┌────────

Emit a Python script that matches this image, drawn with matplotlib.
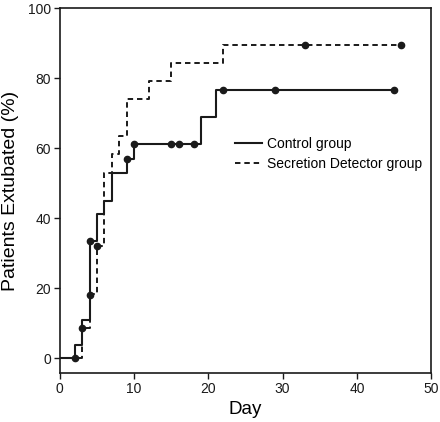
import numpy as np
import matplotlib
matplotlib.use("Agg")
import matplotlib.pyplot as plt

plt.rcParams['font.family'] = ['Liberation Sans', 'DejaVu Sans']

# --- Kaplan-Meier style step data ---
control_days = [0, 2, 3, 4, 5, 6, 7, 9, 10, 19, 21, 45]
control_pct = [0, 3.7, 11.0, 33.5, 41.2, 45.0, 53.0, 57.0, 61.3, 69.0, 76.7, 76.7]
control_cens_days = [2, 4, 9, 10, 15, 16, 18, 22, 29, 45]
control_cens_pct = [0, 33.5, 57.0, 61.3, 61.3, 61.3, 61.3, 76.7, 76.7, 76.7]

detector_days = [0, 3, 4, 5, 6, 7, 8, 9, 12, 15, 22, 46]
detector_pct = [0, 8.7, 18.3, 32.0, 53.0, 58.4, 63.5, 74.0, 79.2, 84.4, 89.5, 89.5]
detector_cens_days = [3, 4, 5, 33, 46]
detector_cens_pct = [8.7, 18.0, 32.0, 89.5, 89.5]

line_col = '#1a1a1a'

fig = plt.figure(figsize=(4.4, 4.22), dpi=100)
ax = fig.add_axes([0.136, 0.115, 0.844, 0.865])

ax.plot(control_days, control_pct, drawstyle='steps-post', color=line_col,
        lw=1.5, label='Control group')
ax.plot(detector_days, detector_pct, drawstyle='steps-post', color=line_col,
        lw=1.4, linestyle=(0, (2.8, 2.0)), label='Secretion Detector group')
ax.plot(control_cens_days, control_cens_pct, 'o', color=line_col, ms=4.5, zorder=3)
ax.plot(detector_cens_days, detector_cens_pct, 'o', color=line_col, ms=4.5, zorder=3)

ax.set_xlim(0, 50)
ax.set_ylim(-4.3, 100)
ax.set_xticks(np.arange(0, 51, 10))
ax.set_yticks(np.arange(0, 101, 20))
ax.tick_params(direction='out', length=4, width=1, pad=2.5, labelsize=10, colors=line_col)
for sp in ax.spines.values():
    sp.set_linewidth(1.2)
    sp.set_color(line_col)

ax.set_xlabel('Day', fontsize=13.5, labelpad=3)
ax.set_ylabel('Patients Extubated (%)', fontsize=14, labelpad=6)

ax.legend(loc='upper left', bbox_to_anchor=(0.472, 0.648), frameon=False,
          borderpad=0, borderaxespad=0,
          fontsize=10, handlelength=1.95, handletextpad=0.35, labelspacing=0.45)

fig.savefig('out.png', dpi=100)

└────────

**Your objective:**
Without the images, write out each line of the data verbatim.

**Result below:**
Emit a Python script that matches this image, drawn with matplotlib.
import numpy as np
import matplotlib
matplotlib.use("Agg")
import matplotlib.pyplot as plt

plt.rcParams['font.family'] = ['Liberation Sans', 'DejaVu Sans']

# --- Kaplan-Meier style step data ---
control_days = [0, 2, 3, 4, 5, 6, 7, 9, 10, 19, 21, 45]
control_pct = [0, 3.7, 11.0, 33.5, 41.2, 45.0, 53.0, 57.0, 61.3, 69.0, 76.7, 76.7]
control_cens_days = [2, 4, 9, 10, 15, 16, 18, 22, 29, 45]
control_cens_pct = [0, 33.5, 57.0, 61.3, 61.3, 61.3, 61.3, 76.7, 76.7, 76.7]

detector_days = [0, 3, 4, 5, 6, 7, 8, 9, 12, 15, 22, 46]
detector_pct = [0, 8.7, 18.3, 32.0, 53.0, 58.4, 63.5, 74.0, 79.2, 84.4, 89.5, 89.5]
detector_cens_days = [3, 4, 5, 33, 46]
detector_cens_pct = [8.7, 18.0, 32.0, 89.5, 89.5]

line_col = '#1a1a1a'

fig = plt.figure(figsize=(4.4, 4.22), dpi=100)
ax = fig.add_axes([0.136, 0.115, 0.844, 0.865])

ax.plot(control_days, control_pct, drawstyle='steps-post', color=line_col,
        lw=1.5, label='Control group')
ax.plot(detector_days, detector_pct, drawstyle='steps-post', color=line_col,
        lw=1.4, linestyle=(0, (2.8, 2.0)), label='Secretion Detector group')
ax.plot(control_cens_days, control_cens_pct, 'o', color=line_col, ms=4.5, zorder=3)
ax.plot(detector_cens_days, detector_cens_pct, 'o', color=line_col, ms=4.5, zorder=3)

ax.set_xlim(0, 50)
ax.set_ylim(-4.3, 100)
ax.set_xticks(np.arange(0, 51, 10))
ax.set_yticks(np.arange(0, 101, 20))
ax.tick_params(direction='out', length=4, width=1, pad=2.5, labelsize=10, colors=line_col)
for sp in ax.spines.values():
    sp.set_linewidth(1.2)
    sp.set_color(line_col)

ax.set_xlabel('Day', fontsize=13.5, labelpad=3)
ax.set_ylabel('Patients Extubated (%)', fontsize=14, labelpad=6)

ax.legend(loc='upper left', bbox_to_anchor=(0.472, 0.648), frameon=False,
          borderpad=0, borderaxespad=0,
          fontsize=10, handlelength=1.95, handletextpad=0.35, labelspacing=0.45)

fig.savefig('out.png', dpi=100)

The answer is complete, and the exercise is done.